One of their first frustrations: not much help or input from the men in the Senate.
“Women are being asked to talk about this, and women are being asked to forge a solution,” said Sen. Claire McCaskill, D-Mo., one of about eight women who have been meeting privately to discuss the issue. “And we’re trying to figure out why men aren’t getting asked more about it, and why men are not more anxious to get a solution.”
Many of those in the informal Senate group have been active on the issue of sexual harassment and assault for years, just not as it relates to their congressional colleagues. McCaskill, for example, is a former sex-crimes prosecutor who pushed through a major overhaul of how the U.S. military handles sexual assault cases.

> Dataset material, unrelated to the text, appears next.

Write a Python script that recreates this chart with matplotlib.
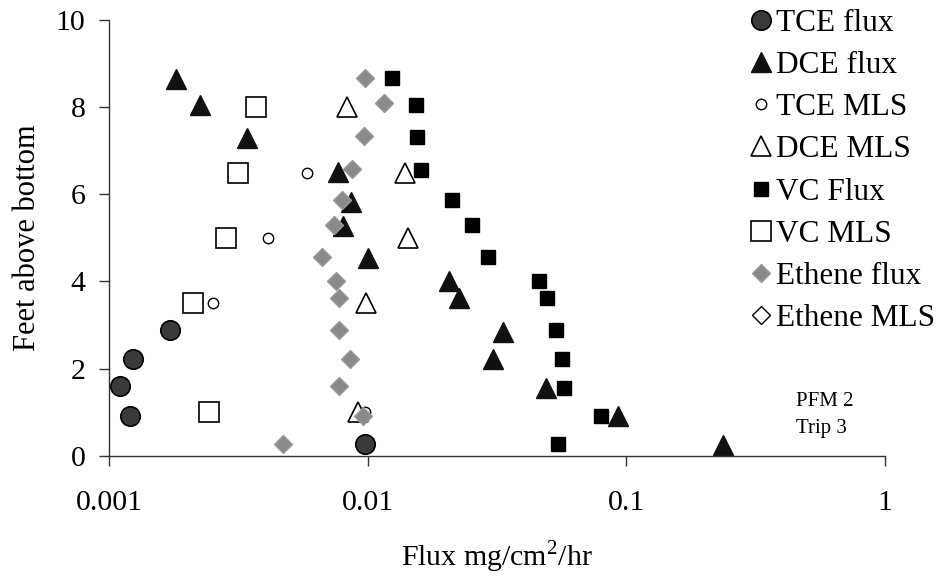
import matplotlib
matplotlib.use("Agg")
import matplotlib.pyplot as plt

plt.rcParams["font.family"] = ["Liberation Serif", "DejaVu Serif"]
plt.rcParams["mathtext.fontset"] = "custom"
plt.rcParams["mathtext.rm"] = "Liberation Serif"

# depth (ft above bottom) and flux (mg/cm2/hr)
tce_flux_x = [0.0098, 0.00121, 0.001103, 0.00124, 0.00172]
tce_flux_y = [0.26, 0.92, 1.59, 2.22, 2.89]

dce_flux_x = [0.237, 0.0925, 0.0489, 0.0306, 0.0334, 0.0225, 0.0206, 0.01006,
              0.00805, 0.0086, 0.00766, 0.00343, 0.00224, 0.00182]
dce_flux_y = [0.25, 0.90, 1.55, 2.22, 2.85, 3.62, 4.0, 4.54,
              5.27, 5.83, 6.52, 7.30, 8.04, 8.64]

tce_mls_x = [0.0098, 0.00253, 0.00412, 0.00582]
tce_mls_y = [1.0, 3.5, 5.0, 6.5]

dce_mls_x = [0.0092, 0.0099, 0.01436, 0.0139, 0.0083]
dce_mls_y = [1.0, 3.5, 5.0, 6.5, 8.0]

vc_flux_x = [0.0542, 0.0795, 0.0574, 0.0562, 0.0533, 0.0492, 0.046, 0.0292,
             0.0253, 0.0212, 0.01603, 0.01546, 0.01533, 0.01245]
vc_flux_y = [0.26, 0.91, 1.56, 2.22, 2.89, 3.63, 4.0, 4.56,
             5.29, 5.86, 6.55, 7.32, 8.06, 8.66]

vc_mls_x = [0.00243, 0.00212, 0.00284, 0.00316, 0.00369]
vc_mls_y = [1.0, 3.5, 5.0, 6.5, 8.0]

eth_flux_x = [0.00472, 0.0096, 0.00773, 0.00855, 0.00773, 0.00777, 0.00752,
              0.00664, 0.00743, 0.00798, 0.0087, 0.0097, 0.0116, 0.0098]
eth_flux_y = [0.26, 0.92, 1.59, 2.22, 2.89, 3.62, 4.02,
              4.56, 5.30, 5.86, 6.57, 7.33, 8.09, 8.67]

eth_mls_x = []
eth_mls_y = []


def main() -> None:
    fig = plt.figure(figsize=(9.39, 5.82), dpi=100)
    ax = fig.add_axes([0.116, 0.217, 0.8265, 0.7486])

    ax.plot(tce_flux_x, tce_flux_y, "o", ms=14, mfc="#3a3a3a", mec="black",
            mew=1.2, label="TCE flux")
    ax.plot(dce_flux_x, dce_flux_y, "^", ms=14.5, mfc="#111111", mec="#111111",
            label="DCE flux")
    ax.plot(tce_mls_x, tce_mls_y, "o", ms=7.5, mfc="white", mec="black",
            mew=1.0, label="TCE MLS")
    ax.plot(dce_mls_x, dce_mls_y, "^", ms=15, mfc="white", mec="black",
            mew=1.2, label="DCE MLS")
    ax.plot(vc_flux_x, vc_flux_y, "s", ms=10.5, mfc="black", mec="black",
            label="VC Flux")
    ax.plot(vc_mls_x, vc_mls_y, "s", ms=14, mfc="white", mec="black",
            mew=1.2, label="VC MLS")
    ax.plot(eth_flux_x, eth_flux_y, "D", ms=9.5, mfc="#8a8a8a", mec="#9a9a9a",
            label="Ethene flux")
    ax.plot(eth_mls_x, eth_mls_y, "D", ms=9.5, mfc="white", mec="black",
            mew=1.0, label="Ethene MLS")

    ax.set_xscale("log")
    ax.set_xlim(0.001, 1)
    ax.set_ylim(0, 10)
    ax.set_xticks([0.001, 0.01, 0.1, 1])
    ax.set_xticklabels(["0.001", "0.01", "0.1", "1"])
    ax.minorticks_off()
    ax.set_yticks([0, 2, 4, 6, 8, 10])

    for side in ("top", "right"):
        ax.spines[side].set_visible(False)
    for side in ("left", "bottom"):
        ax.spines[side].set_color("#333333")
        ax.spines[side].set_linewidth(1.0)

    ax.tick_params(axis="x", direction="out", length=7, width=1,
                   color="#333333", labelsize=21.5, pad=18)
    ax.tick_params(axis="y", direction="out", length=7, width=1,
                   color="#333333", labelsize=21.5, pad=10)

    ax.set_xlabel("Flux mg/cm$^\\mathrm{2}$/hr", fontsize=21.5, labelpad=16)
    ax.set_ylabel("Feet above bottom", fontsize=22, labelpad=10)

    fig.text(796 / 939, 1 - 402 / 582, "PFM 2", fontsize=15, va="center")
    fig.text(796 / 939, 1 - 429 / 582, "Trip 3", fontsize=15, va="center")

    fig.legend(loc="upper left", bbox_to_anchor=(738 / 939, 1.006),
               frameon=False, fontsize=22.5, handlelength=0.7,
               handletextpad=0.12, labelspacing=0.42, borderaxespad=0)

    fig.savefig("out.png", dpi=100)


if __name__ == "__main__":
    main()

Sens. Amy Klobuchar, D-Minn., and Kristen Gillibrand, D-N.Y., convened the group, which started meeting amid a wave of sexual harassment allegations aimed at members of Congress. On Tuesday, Rep. John Conyers, D-Mich., announced he would resign from the House after several women accused him of aggressive and unwanted sexual advances. And the Senate Ethics Committee has started an investigation of allegations that Sen. Al Franken, D-Minn., forcibly kissed one woman and groped several others.
“All of us were just concerned that we saw there was a lack of transparency, that there wasn’t enough in terms of rules about training,” McCaskill said. “(And) there clearly has not been enough outreach to show support for those people that aren’t in positions of power that want to come forward and complain.”
McCaskill said women senators have not talked about Franken’s case or come to any specific conclusions yet. She said they hoped to build a consensus around a specific set of proposals that could be enacted before the end of the year.
The female senators aren’t the only ones trying to tackle sexual harassment in Congress. Last month, the Senate passed a resolution requiring sexual harassment training for senators and staff, a bill co-sponsored by a bevy of male senators and backed by Republican and Democratic leaders alike.
But other efforts are similarly being spearheaded by women.
In the House, Rep. Jackie Speier, D-Calif., and several other lawmakers introduced a bipartisan bill last month that would overhaul the congressional complaint process and provide better protections for accusers. Most of the original co-sponsors on that bill are women, and there was only one Republican man at the news conference unveiling it.
Sen. Roy Blunt, R-Mo., said he’s part of a working group set up at the urging of GOP Sen. Richard Shelby of Alabama, chairman of the Senate Rules Committee.
Blunt said one of the goals of the working group is to reform the secret process that lawmakers have used to settle numerous workplace harassment and discrimination claims. Congress has paid out more than $17 million since 1997 but it’s not clear how much of that money went to settle sexual harassment cases.
“(We’re) trying to figure out how people can have access to a process that allows them to have their concerns satisfied,” Blunt said, “and a settlement process that the people we work for are happy with and the people who work here will find” fosters a safe workplace.
Who else is in that group? Blunt listed four female senators and himself. He shrugged off questions about whether male lawmakers have been proactive enough in the debate, noting that he got involved in the working group as soon as the rash of allegations started flowing.
McCaskill isn't convinced.
“We want to work on it but this is not a problem created by women,” she said.